### [Instructions for the task]
Quote each line of the material verbatim, without the pictures.

### [Data block]
################

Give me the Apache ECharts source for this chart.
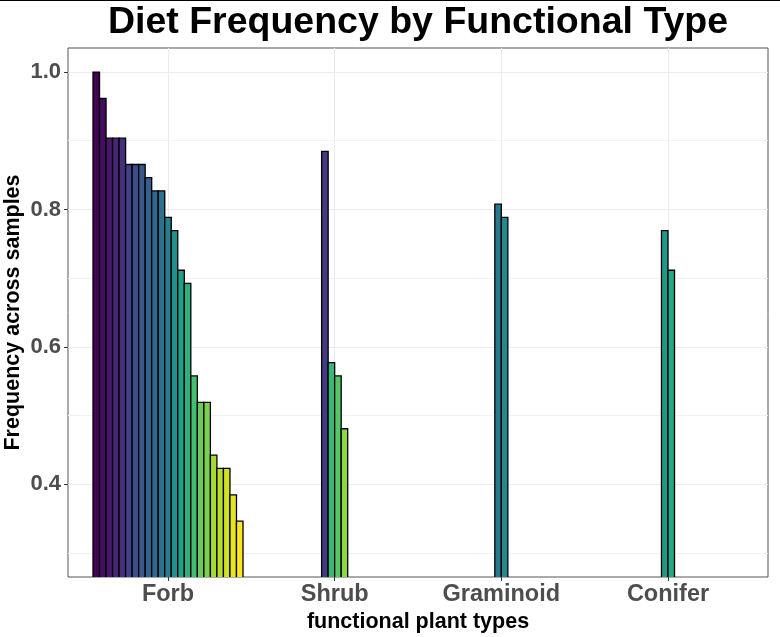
<!DOCTYPE html>
<html>
<head>
<meta charset="utf-8">
<script src="https://cdn.jsdelivr.net/npm/echarts@6/dist/echarts.min.js"></script>
<style>
html,body{margin:0;padding:0;background:#fff;}
#chart{width:780px;height:637px;}
</style>
</head>
<body>
<div id="chart"></div>
<script>
// ---- data ----
const categories = ['Forb', 'Shrub', 'Graminoid', 'Conifer'];
const forbValues = [1.0000, 0.9615, 0.9038, 0.9038, 0.9038, 0.8654, 0.8654, 0.8654, 0.8462, 0.8269, 0.8269,
  0.7885, 0.7692, 0.7115, 0.6923, 0.5577, 0.5192, 0.5192, 0.4423, 0.4231, 0.4231, 0.3846, 0.3462];
const shrubValues = [0.8846, 0.5769, 0.5577, 0.4808];
const graminoidValues = [0.8077, 0.7885];
const coniferValues = [0.7692, 0.7115];
const yTickValues = [0.4, 0.6, 0.8, 1.0];
const yMinorValues = [0.3, 0.5, 0.7, 0.9];
const titleText = 'Diet Frequency by Functional Type';
const xTitle = 'functional plant types';
const yTitle = 'Frequency across samples';

// ---- palette (viridis) ----
const VIRIDIS = ['#440154', '#482576', '#414487', '#35608D', '#2A788E', '#21908C', '#22A884', '#43BF71', '#7AD151', '#BBDF27', '#FDE725'];
function hexToRgb(h) { return [parseInt(h.slice(1, 3), 16), parseInt(h.slice(3, 5), 16), parseInt(h.slice(5, 7), 16)]; }
function viridis(t) {
  t = Math.max(0, Math.min(1, t));
  const s = t * (VIRIDIS.length - 1);
  const i = Math.min(Math.floor(s), VIRIDIS.length - 2);
  const f = s - i;
  const a = hexToRgb(VIRIDIS[i]), b = hexToRgb(VIRIDIS[i + 1]);
  const c = a.map((v, k) => Math.round(v + (b[k] - v) * f));
  return 'rgb(' + c.join(',') + ')';
}

// ---- build bar items ----
const groups = [forbValues, shrubValues, graminoidValues, coniferValues];
const maxN = Math.max(...groups.map(g => g.length));
const slot = 0.9 / maxN;
const items = [];
groups.forEach((g, ci) => g.forEach((v, j) => items.push({ cat: ci, v: v, j: j, n: g.length })));
const order = items.map((d, i) => i).sort((a, b) => items[b].v - items[a].v || a - b);
order.forEach((idx, r) => { items[idx].t = r / (items.length - 1); });
const barData = items.map(d => [d.cat, d.v, d.j, d.n, d.t]);

const FONT = "'Liberation Sans', Arial, sans-serif";
const GRID = { left: 68, right: 12, top: 48, bottom: 60 };
const chart = echarts.init(document.getElementById('chart'), null, { renderer: 'canvas' });

const option = {
  backgroundColor: '#fff',
  animation: false,
  graphic: [
    { type: 'rect', shape: { x: 0, y: 0, width: 780, height: 1 }, style: { fill: '#000' } },
    {
      type: 'text', x: GRID.left + (780 - GRID.left - GRID.right) / 2, y: 23,
      style: {
        text: titleText, align: 'center', verticalAlign: 'middle',
        font: 'bold 37.5px ' + FONT, fill: '#000'
      }
    },
    {
      type: 'text', x: 13, y: GRID.top + (637 - GRID.top - GRID.bottom) / 2, rotation: Math.PI / 2,
      style: {
        text: yTitle, align: 'center', verticalAlign: 'middle',
        font: 'bold 21.5px ' + FONT, fill: '#000'
      }
    }
  ],
  grid: {
    left: GRID.left, right: GRID.right, top: GRID.top, bottom: GRID.bottom,
    outerBoundsMode: 'none', containLabel: false,
    show: true, borderColor: '#555', borderWidth: 1, backgroundColor: 'transparent'
  },
  xAxis: {
    type: 'value', min: 0.4, max: 4.6,
    name: xTitle, nameLocation: 'middle', nameGap: 30,
    nameTextStyle: { fontFamily: FONT, fontWeight: 'bold', fontSize: 21.5, color: '#000', lineHeight: 21 },
    axisLine: { show: false },
    axisTick: { show: true, customValues: [1, 2, 3, 4], length: 4, lineStyle: { color: '#333', width: 1 } },
    axisLabel: {
      customValues: [1, 2, 3, 4], margin: 6,
      formatter: v => categories[Math.round(v) - 1] || '',
      fontFamily: FONT, fontWeight: 'bold', fontSize: 23.5, color: '#4D4D4D', lineHeight: 23
    },
    splitLine: { show: true, lineStyle: { color: '#EBEBEB', width: 1 } }
  },
  yAxis: [{
    type: 'value', min: 0.265, max: 1.035,
    axisLine: { show: false },
    axisTick: { show: true, customValues: yTickValues, length: 4, lineStyle: { color: '#333', width: 1 } },
    axisLabel: {
      customValues: yTickValues, margin: 7,
      formatter: v => v.toFixed(1),
      fontFamily: FONT, fontWeight: 'bold', fontSize: 22, color: '#4D4D4D'
    },
    splitLine: { show: true, lineStyle: { color: '#EBEBEB', width: 1 } }
  }, {
    type: 'value', min: 0.265, max: 1.035, position: 'left',
    axisLine: { show: false },
    axisTick: { show: false, customValues: yMinorValues },
    axisLabel: { show: false, customValues: yMinorValues },
    splitLine: { show: true, lineStyle: { color: '#F2F2F2', width: 1 } }
  }],
  series: [{
    type: 'custom',
    xAxisIndex: 0, yAxisIndex: 0,
    clip: true,
    data: barData,
    renderItem: function (params, api) {
      const cat = api.value(0), v = api.value(1), j = api.value(2), n = api.value(3), t = api.value(4);
      const center = cat + 1 + (j - (n - 1) / 2) * slot;
      const p1 = api.coord([center - slot / 2, v]);
      const p2 = api.coord([center + slot / 2, 0]);
      const rect = echarts.graphic.clipRectByRect(
        { x: p1[0], y: p1[1], width: p2[0] - p1[0], height: p2[1] - p1[1] },
        { x: params.coordSys.x, y: params.coordSys.y, width: params.coordSys.width, height: params.coordSys.height + 1 }
      );
      if (!rect) return;
      return {
        type: 'rect', shape: rect,
        style: { fill: viridis(t), stroke: '#000', lineWidth: 1.3 }
      };
    }
  }]
};
chart.setOption(option);
</script>
</body>
</html>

################

### [The reply]
Give me the Apache ECharts source for this chart.
<!DOCTYPE html>
<html>
<head>
<meta charset="utf-8">
<script src="https://cdn.jsdelivr.net/npm/echarts@6/dist/echarts.min.js"></script>
<style>
html,body{margin:0;padding:0;background:#fff;}
#chart{width:780px;height:637px;}
</style>
</head>
<body>
<div id="chart"></div>
<script>
// ---- data ----
const categories = ['Forb', 'Shrub', 'Graminoid', 'Conifer'];
const forbValues = [1.0000, 0.9615, 0.9038, 0.9038, 0.9038, 0.8654, 0.8654, 0.8654, 0.8462, 0.8269, 0.8269,
  0.7885, 0.7692, 0.7115, 0.6923, 0.5577, 0.5192, 0.5192, 0.4423, 0.4231, 0.4231, 0.3846, 0.3462];
const shrubValues = [0.8846, 0.5769, 0.5577, 0.4808];
const graminoidValues = [0.8077, 0.7885];
const coniferValues = [0.7692, 0.7115];
const yTickValues = [0.4, 0.6, 0.8, 1.0];
const yMinorValues = [0.3, 0.5, 0.7, 0.9];
const titleText = 'Diet Frequency by Functional Type';
const xTitle = 'functional plant types';
const yTitle = 'Frequency across samples';

// ---- palette (viridis) ----
const VIRIDIS = ['#440154', '#482576', '#414487', '#35608D', '#2A788E', '#21908C', '#22A884', '#43BF71', '#7AD151', '#BBDF27', '#FDE725'];
function hexToRgb(h) { return [parseInt(h.slice(1, 3), 16), parseInt(h.slice(3, 5), 16), parseInt(h.slice(5, 7), 16)]; }
function viridis(t) {
  t = Math.max(0, Math.min(1, t));
  const s = t * (VIRIDIS.length - 1);
  const i = Math.min(Math.floor(s), VIRIDIS.length - 2);
  const f = s - i;
  const a = hexToRgb(VIRIDIS[i]), b = hexToRgb(VIRIDIS[i + 1]);
  const c = a.map((v, k) => Math.round(v + (b[k] - v) * f));
  return 'rgb(' + c.join(',') + ')';
}

// ---- build bar items ----
const groups = [forbValues, shrubValues, graminoidValues, coniferValues];
const maxN = Math.max(...groups.map(g => g.length));
const slot = 0.9 / maxN;
const items = [];
groups.forEach((g, ci) => g.forEach((v, j) => items.push({ cat: ci, v: v, j: j, n: g.length })));
const order = items.map((d, i) => i).sort((a, b) => items[b].v - items[a].v || a - b);
order.forEach((idx, r) => { items[idx].t = r / (items.length - 1); });
const barData = items.map(d => [d.cat, d.v, d.j, d.n, d.t]);

const FONT = "'Liberation Sans', Arial, sans-serif";
const GRID = { left: 68, right: 12, top: 48, bottom: 60 };
const chart = echarts.init(document.getElementById('chart'), null, { renderer: 'canvas' });

const option = {
  backgroundColor: '#fff',
  animation: false,
  graphic: [
    { type: 'rect', shape: { x: 0, y: 0, width: 780, height: 1 }, style: { fill: '#000' } },
    {
      type: 'text', x: GRID.left + (780 - GRID.left - GRID.right) / 2, y: 23,
      style: {
        text: titleText, align: 'center', verticalAlign: 'middle',
        font: 'bold 37.5px ' + FONT, fill: '#000'
      }
    },
    {
      type: 'text', x: 13, y: GRID.top + (637 - GRID.top - GRID.bottom) / 2, rotation: Math.PI / 2,
      style: {
        text: yTitle, align: 'center', verticalAlign: 'middle',
        font: 'bold 21.5px ' + FONT, fill: '#000'
      }
    }
  ],
  grid: {
    left: GRID.left, right: GRID.right, top: GRID.top, bottom: GRID.bottom,
    outerBoundsMode: 'none', containLabel: false,
    show: true, borderColor: '#555', borderWidth: 1, backgroundColor: 'transparent'
  },
  xAxis: {
    type: 'value', min: 0.4, max: 4.6,
    name: xTitle, nameLocation: 'middle', nameGap: 30,
    nameTextStyle: { fontFamily: FONT, fontWeight: 'bold', fontSize: 21.5, color: '#000', lineHeight: 21 },
    axisLine: { show: false },
    axisTick: { show: true, customValues: [1, 2, 3, 4], length: 4, lineStyle: { color: '#333', width: 1 } },
    axisLabel: {
      customValues: [1, 2, 3, 4], margin: 6,
      formatter: v => categories[Math.round(v) - 1] || '',
      fontFamily: FONT, fontWeight: 'bold', fontSize: 23.5, color: '#4D4D4D', lineHeight: 23
    },
    splitLine: { show: true, lineStyle: { color: '#EBEBEB', width: 1 } }
  },
  yAxis: [{
    type: 'value', min: 0.265, max: 1.035,
    axisLine: { show: false },
    axisTick: { show: true, customValues: yTickValues, length: 4, lineStyle: { color: '#333', width: 1 } },
    axisLabel: {
      customValues: yTickValues, margin: 7,
      formatter: v => v.toFixed(1),
      fontFamily: FONT, fontWeight: 'bold', fontSize: 22, color: '#4D4D4D'
    },
    splitLine: { show: true, lineStyle: { color: '#EBEBEB', width: 1 } }
  }, {
    type: 'value', min: 0.265, max: 1.035, position: 'left',
    axisLine: { show: false },
    axisTick: { show: false, customValues: yMinorValues },
    axisLabel: { show: false, customValues: yMinorValues },
    splitLine: { show: true, lineStyle: { color: '#F2F2F2', width: 1 } }
  }],
  series: [{
    type: 'custom',
    xAxisIndex: 0, yAxisIndex: 0,
    clip: true,
    data: barData,
    renderItem: function (params, api) {
      const cat = api.value(0), v = api.value(1), j = api.value(2), n = api.value(3), t = api.value(4);
      const center = cat + 1 + (j - (n - 1) / 2) * slot;
      const p1 = api.coord([center - slot / 2, v]);
      const p2 = api.coord([center + slot / 2, 0]);
      const rect = echarts.graphic.clipRectByRect(
        { x: p1[0], y: p1[1], width: p2[0] - p1[0], height: p2[1] - p1[1] },
        { x: params.coordSys.x, y: params.coordSys.y, width: params.coordSys.width, height: params.coordSys.height + 1 }
      );
      if (!rect) return;
      return {
        type: 'rect', shape: rect,
        style: { fill: viridis(t), stroke: '#000', lineWidth: 1.3 }
      };
    }
  }]
};
chart.setOption(option);
</script>
</body>
</html>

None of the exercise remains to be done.